The Department of Electrical and Computer Engineering at Texas A&M University has partnered with Texas Instruments (TI) to develop the power management circuits and systems course using TI Power Management Lab Kits (TI-PMLK), a series of labs and kits that offer a practical application of the fundamentals of power management. This course was developed with the collaboration of Dr. Jose Silva-Martinez, Dr. Edgar Sanchez-Sinencio and Dr. Prasad Enjeti.

Silva, TI Professor I in Analog Engineering, is one of the instructors of the course. A few years ago the power management group at Texas Instruments approached the Analog and Mixed-Signal Center at Texas A&M, of which Silva is a member, about developing courses in this area of study. TI’s university team saw there was a skills gap in this area, so they developed the TI-PMLK in collaboration with Dr. Nicola Femia, a power expert from the University of Salerno, that was then incorporated into the power electronics course taught at Texas A&M.

This collaboration is mutually beneficial to companies in industry, as well as faculty and students alike. Companies benefit because this course prepares students for this specific area that is very important for them. This also fuels research for the faculty members in the electrical and computer engineering department, and because of courses like this they are able to more quickly introduce students to a new area of study. Through guest lectures and hands-on lab assignments, students gain practical knowledge that can be used immediately upon graduation.

“Thanks to this type of collaboration you can tailor your labs and examples used in class to practical applications,” Silva said. “Those guys in industry will come to our class and advise us we are doing relevant research that helps them to maintain their worldwide leadership. Texas A&M students and faculty are willing to address challenging open problems in today’s industry.”

The students are not only exposed to these challenges, they are able to collaborate with the engineers who are developing the actual products to address these concerns. This course provides students the opportunity to obtain a full understanding of power management fundamentals, allowing them to adapt to the always evolving world of technology.

“If you learn very well how to bike, it doesn’t really matter if you use this bike or a new model of the bike, you know how to ride the bike and that is what is important,” Silva said. “It’s the same thing with technology. We see new devices, new things coming every day, but the real essence of the technology, the roots, the fundamentals are very much the same.
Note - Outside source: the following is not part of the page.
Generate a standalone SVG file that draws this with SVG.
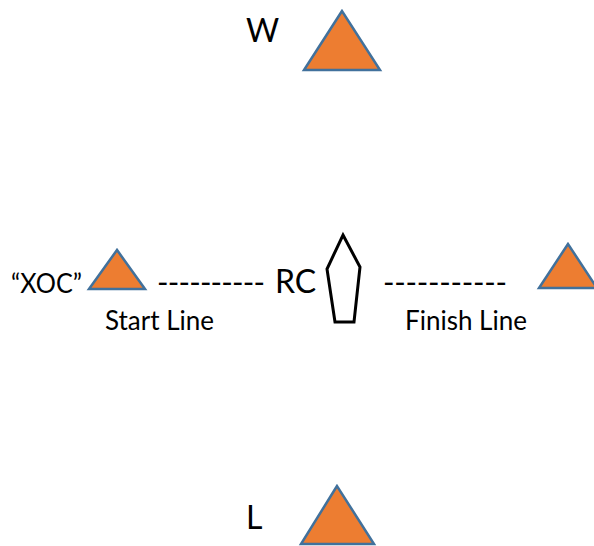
<svg xmlns="http://www.w3.org/2000/svg" width="594" height="546" viewBox="0 0 594 546">
<style>
.mark{fill:#ED7D31;stroke:#41719C;stroke-width:2.5;stroke-linejoin:miter}
.boat{fill:#FFFFFF;stroke:#000000;stroke-width:3;stroke-linejoin:miter}
.big{font-family:Lato,"Open Sans","Liberation Sans",sans-serif;font-size:32px;fill:#000}
.small{font-family:Lato,"Open Sans","Liberation Sans",sans-serif;font-size:26px;fill:#000}
.dash{font-family:Lato,"Open Sans","Liberation Sans",sans-serif;font-size:31px;fill:#000}
</style>
<rect width="594" height="546" fill="#FFFFFF"/>
<g id="mark-W">
<polygon class="mark" points="342,11 304,70 380,70"/>
<text class="big" x="246" y="42">W</text>
</g>
<g id="mark-start">
<polygon class="mark" points="117,250 89,289 145,289"/>
<text class="small" x="11" y="293" font-size="25" textLength="71" lengthAdjust="spacingAndGlyphs">“XOC”</text>
</g>
<g id="committee-boat">
<polygon class="boat" points="343,235 360,267 354,322 335,322 327,269"/>
<text class="big" x="275" y="293">RC</text>
</g>
<g id="mark-finish">
<polygon class="mark" points="568,244 539,288 597,288"/>
</g>
<g id="mark-L">
<polygon class="mark" points="337,486 301,544 374,544"/>
<text class="big" x="246" y="529">L</text>
</g>
<g id="connectors">
<text class="dash" x="157" y="293" textLength="108" lengthAdjust="spacing">----------</text>
<text class="small" x="105" y="330">Start Line</text>
<text class="dash" x="383" y="293" textLength="124" lengthAdjust="spacing">-----------</text>
<text class="small" x="405" y="330">Finish Line</text>
</g>
</svg>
If you learn those things very well, and as many aspects of the technology as possible, you are prepared to adapt to all these changes.”

The objective of this course is to equip students as leaders in this field. This course is a senior level course, however about 50 percent of enrollment has been graduate students for the past two years. Silva hopes to eventually turn this course into a stacked course, which means that different types of students within the class will be given separate and more challenging assignments based on their level of study.

Ayesha Mayhugh from Texas Instruments has been a part of this project. Silva, Sanchez, the TI Jack Kilby Chair Professor, Distinguished Professor and director of the Analog and Mixed-Signal Center; and Enjeti, TI Professor III in Analog Engineering and associate dean for academic affairs, are partnering within the department to make this course possible and to continue its path to success.

“The Texas A&M electrical and computer engineering department consistently produces highly capable engineering graduates”, said Kyle Flessner, senior vice president of the TI technology and manufacturing group. “They are consistently a top producer of engineering talent for Texas Instruments.”